» The task
Copy out the records in full, word for word, without pictures.

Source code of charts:
[Start]

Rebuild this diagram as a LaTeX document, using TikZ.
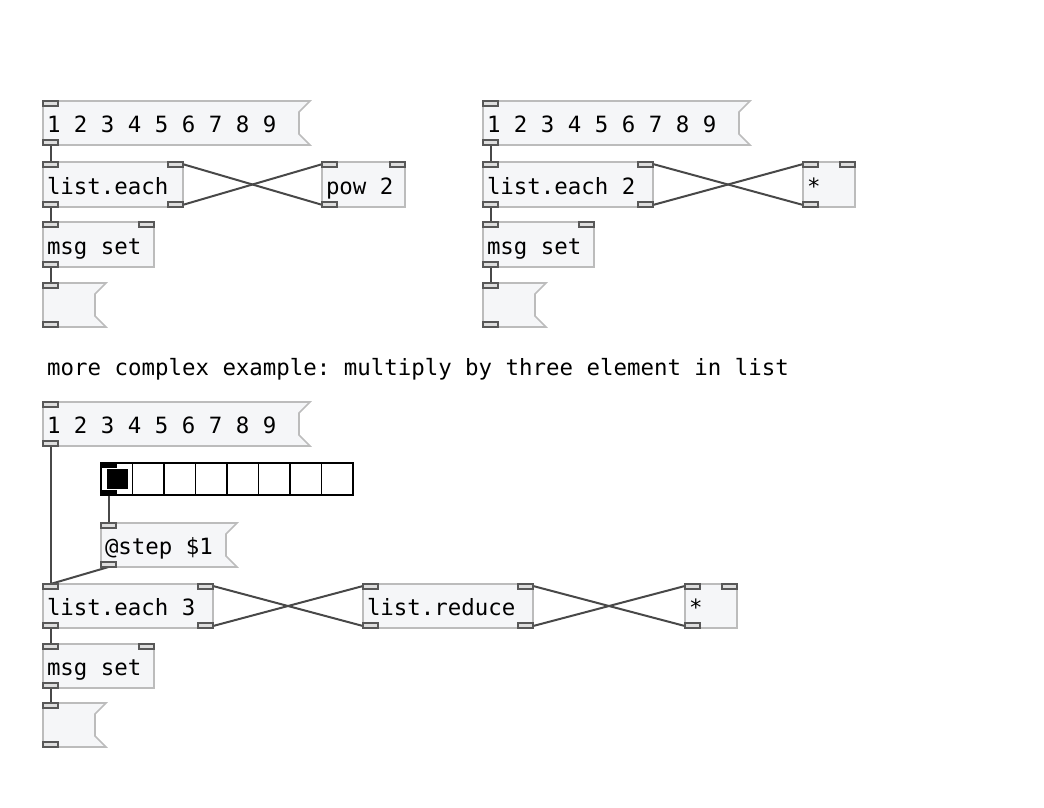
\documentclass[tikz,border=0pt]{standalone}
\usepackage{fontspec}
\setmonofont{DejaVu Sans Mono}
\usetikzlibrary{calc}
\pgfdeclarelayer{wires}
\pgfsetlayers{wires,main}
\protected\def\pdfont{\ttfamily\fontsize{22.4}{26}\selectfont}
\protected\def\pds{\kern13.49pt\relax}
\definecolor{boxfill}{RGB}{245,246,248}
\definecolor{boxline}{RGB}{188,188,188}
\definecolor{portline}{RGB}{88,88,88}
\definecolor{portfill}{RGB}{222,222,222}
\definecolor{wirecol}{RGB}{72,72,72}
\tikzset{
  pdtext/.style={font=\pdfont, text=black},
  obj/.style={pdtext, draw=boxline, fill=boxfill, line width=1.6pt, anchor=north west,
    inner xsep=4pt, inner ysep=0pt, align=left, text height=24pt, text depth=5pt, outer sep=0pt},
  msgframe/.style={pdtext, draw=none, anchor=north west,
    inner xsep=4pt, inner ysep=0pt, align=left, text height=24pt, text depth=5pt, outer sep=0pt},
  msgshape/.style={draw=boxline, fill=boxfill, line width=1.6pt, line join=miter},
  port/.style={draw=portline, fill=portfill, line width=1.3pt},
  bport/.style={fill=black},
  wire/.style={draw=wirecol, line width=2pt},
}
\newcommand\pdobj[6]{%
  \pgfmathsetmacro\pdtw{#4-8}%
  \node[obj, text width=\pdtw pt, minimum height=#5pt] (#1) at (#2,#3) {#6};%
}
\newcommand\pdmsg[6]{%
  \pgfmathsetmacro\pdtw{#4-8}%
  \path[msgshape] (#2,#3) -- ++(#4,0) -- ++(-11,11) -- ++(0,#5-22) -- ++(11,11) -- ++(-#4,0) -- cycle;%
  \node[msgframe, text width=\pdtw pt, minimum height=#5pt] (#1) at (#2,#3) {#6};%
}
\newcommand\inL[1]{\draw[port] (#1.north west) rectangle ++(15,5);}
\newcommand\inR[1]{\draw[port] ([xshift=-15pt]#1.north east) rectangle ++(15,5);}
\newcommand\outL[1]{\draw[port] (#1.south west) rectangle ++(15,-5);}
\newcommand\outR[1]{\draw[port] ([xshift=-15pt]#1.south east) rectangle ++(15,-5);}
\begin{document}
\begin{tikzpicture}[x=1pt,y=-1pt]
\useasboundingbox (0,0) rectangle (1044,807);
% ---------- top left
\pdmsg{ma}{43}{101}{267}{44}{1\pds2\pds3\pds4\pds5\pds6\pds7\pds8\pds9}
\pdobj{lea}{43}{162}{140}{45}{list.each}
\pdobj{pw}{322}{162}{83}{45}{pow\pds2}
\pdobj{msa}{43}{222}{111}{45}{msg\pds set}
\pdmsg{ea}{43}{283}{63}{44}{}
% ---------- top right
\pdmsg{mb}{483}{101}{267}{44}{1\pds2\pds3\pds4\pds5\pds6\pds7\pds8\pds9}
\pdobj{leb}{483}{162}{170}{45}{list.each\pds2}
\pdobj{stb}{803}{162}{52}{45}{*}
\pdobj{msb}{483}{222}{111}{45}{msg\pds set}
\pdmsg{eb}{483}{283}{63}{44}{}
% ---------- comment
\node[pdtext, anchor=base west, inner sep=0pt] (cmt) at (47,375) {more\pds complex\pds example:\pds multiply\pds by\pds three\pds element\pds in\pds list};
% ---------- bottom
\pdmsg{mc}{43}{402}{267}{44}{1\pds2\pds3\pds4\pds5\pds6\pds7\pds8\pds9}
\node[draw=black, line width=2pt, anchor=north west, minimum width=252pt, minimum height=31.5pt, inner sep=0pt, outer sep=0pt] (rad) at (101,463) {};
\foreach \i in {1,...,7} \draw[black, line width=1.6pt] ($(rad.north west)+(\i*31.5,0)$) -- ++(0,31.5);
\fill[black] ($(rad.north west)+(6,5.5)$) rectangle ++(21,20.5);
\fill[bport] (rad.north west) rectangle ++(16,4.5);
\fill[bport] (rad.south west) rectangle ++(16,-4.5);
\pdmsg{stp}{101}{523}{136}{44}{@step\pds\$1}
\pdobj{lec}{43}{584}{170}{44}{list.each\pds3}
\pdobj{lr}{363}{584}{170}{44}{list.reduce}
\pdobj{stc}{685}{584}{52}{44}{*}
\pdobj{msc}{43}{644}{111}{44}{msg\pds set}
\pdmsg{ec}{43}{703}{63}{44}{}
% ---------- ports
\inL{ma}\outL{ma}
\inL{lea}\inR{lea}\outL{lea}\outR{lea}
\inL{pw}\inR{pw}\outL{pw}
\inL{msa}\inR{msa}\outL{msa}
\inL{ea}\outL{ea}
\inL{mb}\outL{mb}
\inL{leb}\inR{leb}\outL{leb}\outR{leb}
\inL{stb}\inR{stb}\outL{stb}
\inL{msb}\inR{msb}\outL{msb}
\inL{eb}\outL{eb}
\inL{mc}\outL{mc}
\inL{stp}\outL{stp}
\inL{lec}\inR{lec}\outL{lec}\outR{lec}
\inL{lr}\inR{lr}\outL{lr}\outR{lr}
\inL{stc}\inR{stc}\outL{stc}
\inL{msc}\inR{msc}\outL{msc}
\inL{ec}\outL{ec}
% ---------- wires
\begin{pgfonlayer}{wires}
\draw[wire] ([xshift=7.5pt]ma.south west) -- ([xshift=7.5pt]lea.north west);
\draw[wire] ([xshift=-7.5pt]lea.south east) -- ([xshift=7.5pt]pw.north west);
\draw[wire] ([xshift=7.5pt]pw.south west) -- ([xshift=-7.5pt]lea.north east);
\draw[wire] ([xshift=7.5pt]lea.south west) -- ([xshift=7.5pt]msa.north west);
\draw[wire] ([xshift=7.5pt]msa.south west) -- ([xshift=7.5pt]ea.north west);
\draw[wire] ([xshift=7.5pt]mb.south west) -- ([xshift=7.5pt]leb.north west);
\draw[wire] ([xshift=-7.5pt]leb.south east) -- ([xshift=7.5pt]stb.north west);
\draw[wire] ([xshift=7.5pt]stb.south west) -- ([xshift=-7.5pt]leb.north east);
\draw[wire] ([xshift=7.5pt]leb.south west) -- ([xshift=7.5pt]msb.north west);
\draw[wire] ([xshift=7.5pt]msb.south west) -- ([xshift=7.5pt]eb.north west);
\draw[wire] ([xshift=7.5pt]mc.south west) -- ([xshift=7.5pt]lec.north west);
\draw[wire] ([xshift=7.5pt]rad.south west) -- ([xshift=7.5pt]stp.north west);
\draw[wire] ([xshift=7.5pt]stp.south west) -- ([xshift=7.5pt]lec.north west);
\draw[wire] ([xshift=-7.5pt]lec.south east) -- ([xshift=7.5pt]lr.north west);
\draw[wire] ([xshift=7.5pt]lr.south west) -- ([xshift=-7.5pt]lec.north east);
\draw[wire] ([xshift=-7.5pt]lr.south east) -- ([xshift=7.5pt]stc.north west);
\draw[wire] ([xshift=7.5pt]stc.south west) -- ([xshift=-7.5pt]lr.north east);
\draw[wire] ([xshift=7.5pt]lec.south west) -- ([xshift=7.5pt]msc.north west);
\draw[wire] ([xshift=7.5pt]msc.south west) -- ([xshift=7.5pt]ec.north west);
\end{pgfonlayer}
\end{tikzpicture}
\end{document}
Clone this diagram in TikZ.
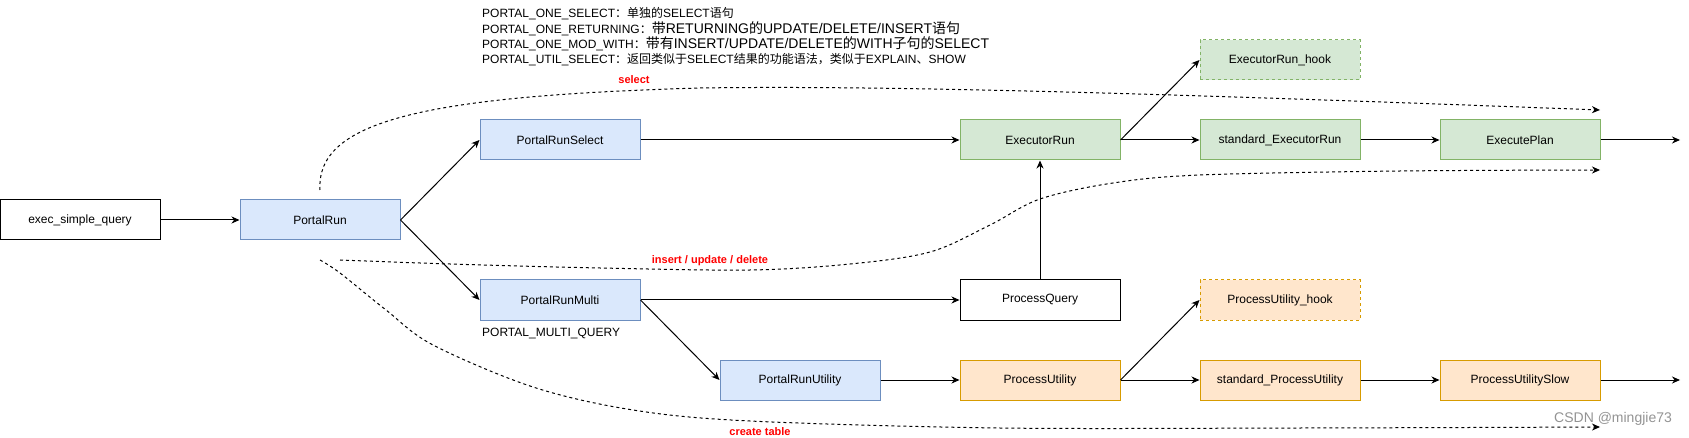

[End]

» Solution to the problem
Rebuild this diagram as a LaTeX document, using TikZ.
\documentclass[tikz,border=0pt]{standalone}
\usepackage{fontspec}
\setmonofont{DejaVu Sans Mono}
\usetikzlibrary{calc}
\pgfdeclarelayer{wires}
\pgfsetlayers{wires,main}
\protected\def\pdfont{\ttfamily\fontsize{22.4}{26}\selectfont}
\protected\def\pds{\kern13.49pt\relax}
\definecolor{boxfill}{RGB}{245,246,248}
\definecolor{boxline}{RGB}{188,188,188}
\definecolor{portline}{RGB}{88,88,88}
\definecolor{portfill}{RGB}{222,222,222}
\definecolor{wirecol}{RGB}{72,72,72}
\tikzset{
  pdtext/.style={font=\pdfont, text=black},
  obj/.style={pdtext, draw=boxline, fill=boxfill, line width=1.6pt, anchor=north west,
    inner xsep=4pt, inner ysep=0pt, align=left, text height=24pt, text depth=5pt, outer sep=0pt},
  msgframe/.style={pdtext, draw=none, anchor=north west,
    inner xsep=4pt, inner ysep=0pt, align=left, text height=24pt, text depth=5pt, outer sep=0pt},
  msgshape/.style={draw=boxline, fill=boxfill, line width=1.6pt, line join=miter},
  port/.style={draw=portline, fill=portfill, line width=1.3pt},
  bport/.style={fill=black},
  wire/.style={draw=wirecol, line width=2pt},
}
\newcommand\pdobj[6]{%
  \pgfmathsetmacro\pdtw{#4-8}%
  \node[obj, text width=\pdtw pt, minimum height=#5pt] (#1) at (#2,#3) {#6};%
}
\newcommand\pdmsg[6]{%
  \pgfmathsetmacro\pdtw{#4-8}%
  \path[msgshape] (#2,#3) -- ++(#4,0) -- ++(-11,11) -- ++(0,#5-22) -- ++(11,11) -- ++(-#4,0) -- cycle;%
  \node[msgframe, text width=\pdtw pt, minimum height=#5pt] (#1) at (#2,#3) {#6};%
}
\newcommand\inL[1]{\draw[port] (#1.north west) rectangle ++(15,5);}
\newcommand\inR[1]{\draw[port] ([xshift=-15pt]#1.north east) rectangle ++(15,5);}
\newcommand\outL[1]{\draw[port] (#1.south west) rectangle ++(15,-5);}
\newcommand\outR[1]{\draw[port] ([xshift=-15pt]#1.south east) rectangle ++(15,-5);}
\begin{document}
\begin{tikzpicture}[x=1pt,y=-1pt]
\useasboundingbox (0,0) rectangle (1044,807);
% ---------- top left
\pdmsg{ma}{43}{101}{267}{44}{1\pds2\pds3\pds4\pds5\pds6\pds7\pds8\pds9}
\pdobj{lea}{43}{162}{140}{45}{list.each}
\pdobj{pw}{322}{162}{83}{45}{pow\pds2}
\pdobj{msa}{43}{222}{111}{45}{msg\pds set}
\pdmsg{ea}{43}{283}{63}{44}{}
% ---------- top right
\pdmsg{mb}{483}{101}{267}{44}{1\pds2\pds3\pds4\pds5\pds6\pds7\pds8\pds9}
\pdobj{leb}{483}{162}{170}{45}{list.each\pds2}
\pdobj{stb}{803}{162}{52}{45}{*}
\pdobj{msb}{483}{222}{111}{45}{msg\pds set}
\pdmsg{eb}{483}{283}{63}{44}{}
% ---------- comment
\node[pdtext, anchor=base west, inner sep=0pt] (cmt) at (47,375) {more\pds complex\pds example:\pds multiply\pds by\pds three\pds element\pds in\pds list};
% ---------- bottom
\pdmsg{mc}{43}{402}{267}{44}{1\pds2\pds3\pds4\pds5\pds6\pds7\pds8\pds9}
\node[draw=black, line width=2pt, anchor=north west, minimum width=252pt, minimum height=31.5pt, inner sep=0pt, outer sep=0pt] (rad) at (101,463) {};
\foreach \i in {1,...,7} \draw[black, line width=1.6pt] ($(rad.north west)+(\i*31.5,0)$) -- ++(0,31.5);
\fill[black] ($(rad.north west)+(6,5.5)$) rectangle ++(21,20.5);
\fill[bport] (rad.north west) rectangle ++(16,4.5);
\fill[bport] (rad.south west) rectangle ++(16,-4.5);
\pdmsg{stp}{101}{523}{136}{44}{@step\pds\$1}
\pdobj{lec}{43}{584}{170}{44}{list.each\pds3}
\pdobj{lr}{363}{584}{170}{44}{list.reduce}
\pdobj{stc}{685}{584}{52}{44}{*}
\pdobj{msc}{43}{644}{111}{44}{msg\pds set}
\pdmsg{ec}{43}{703}{63}{44}{}
% ---------- ports
\inL{ma}\outL{ma}
\inL{lea}\inR{lea}\outL{lea}\outR{lea}
\inL{pw}\inR{pw}\outL{pw}
\inL{msa}\inR{msa}\outL{msa}
\inL{ea}\outL{ea}
\inL{mb}\outL{mb}
\inL{leb}\inR{leb}\outL{leb}\outR{leb}
\inL{stb}\inR{stb}\outL{stb}
\inL{msb}\inR{msb}\outL{msb}
\inL{eb}\outL{eb}
\inL{mc}\outL{mc}
\inL{stp}\outL{stp}
\inL{lec}\inR{lec}\outL{lec}\outR{lec}
\inL{lr}\inR{lr}\outL{lr}\outR{lr}
\inL{stc}\inR{stc}\outL{stc}
\inL{msc}\inR{msc}\outL{msc}
\inL{ec}\outL{ec}
% ---------- wires
\begin{pgfonlayer}{wires}
\draw[wire] ([xshift=7.5pt]ma.south west) -- ([xshift=7.5pt]lea.north west);
\draw[wire] ([xshift=-7.5pt]lea.south east) -- ([xshift=7.5pt]pw.north west);
\draw[wire] ([xshift=7.5pt]pw.south west) -- ([xshift=-7.5pt]lea.north east);
\draw[wire] ([xshift=7.5pt]lea.south west) -- ([xshift=7.5pt]msa.north west);
\draw[wire] ([xshift=7.5pt]msa.south west) -- ([xshift=7.5pt]ea.north west);
\draw[wire] ([xshift=7.5pt]mb.south west) -- ([xshift=7.5pt]leb.north west);
\draw[wire] ([xshift=-7.5pt]leb.south east) -- ([xshift=7.5pt]stb.north west);
\draw[wire] ([xshift=7.5pt]stb.south west) -- ([xshift=-7.5pt]leb.north east);
\draw[wire] ([xshift=7.5pt]leb.south west) -- ([xshift=7.5pt]msb.north west);
\draw[wire] ([xshift=7.5pt]msb.south west) -- ([xshift=7.5pt]eb.north west);
\draw[wire] ([xshift=7.5pt]mc.south west) -- ([xshift=7.5pt]lec.north west);
\draw[wire] ([xshift=7.5pt]rad.south west) -- ([xshift=7.5pt]stp.north west);
\draw[wire] ([xshift=7.5pt]stp.south west) -- ([xshift=7.5pt]lec.north west);
\draw[wire] ([xshift=-7.5pt]lec.south east) -- ([xshift=7.5pt]lr.north west);
\draw[wire] ([xshift=7.5pt]lr.south west) -- ([xshift=-7.5pt]lec.north east);
\draw[wire] ([xshift=-7.5pt]lr.south east) -- ([xshift=7.5pt]stc.north west);
\draw[wire] ([xshift=7.5pt]stc.south west) -- ([xshift=-7.5pt]lr.north east);
\draw[wire] ([xshift=7.5pt]lec.south west) -- ([xshift=7.5pt]msc.north west);
\draw[wire] ([xshift=7.5pt]msc.south west) -- ([xshift=7.5pt]ec.north west);
\end{pgfonlayer}
\end{tikzpicture}
\end{document}
Clone this diagram in TikZ.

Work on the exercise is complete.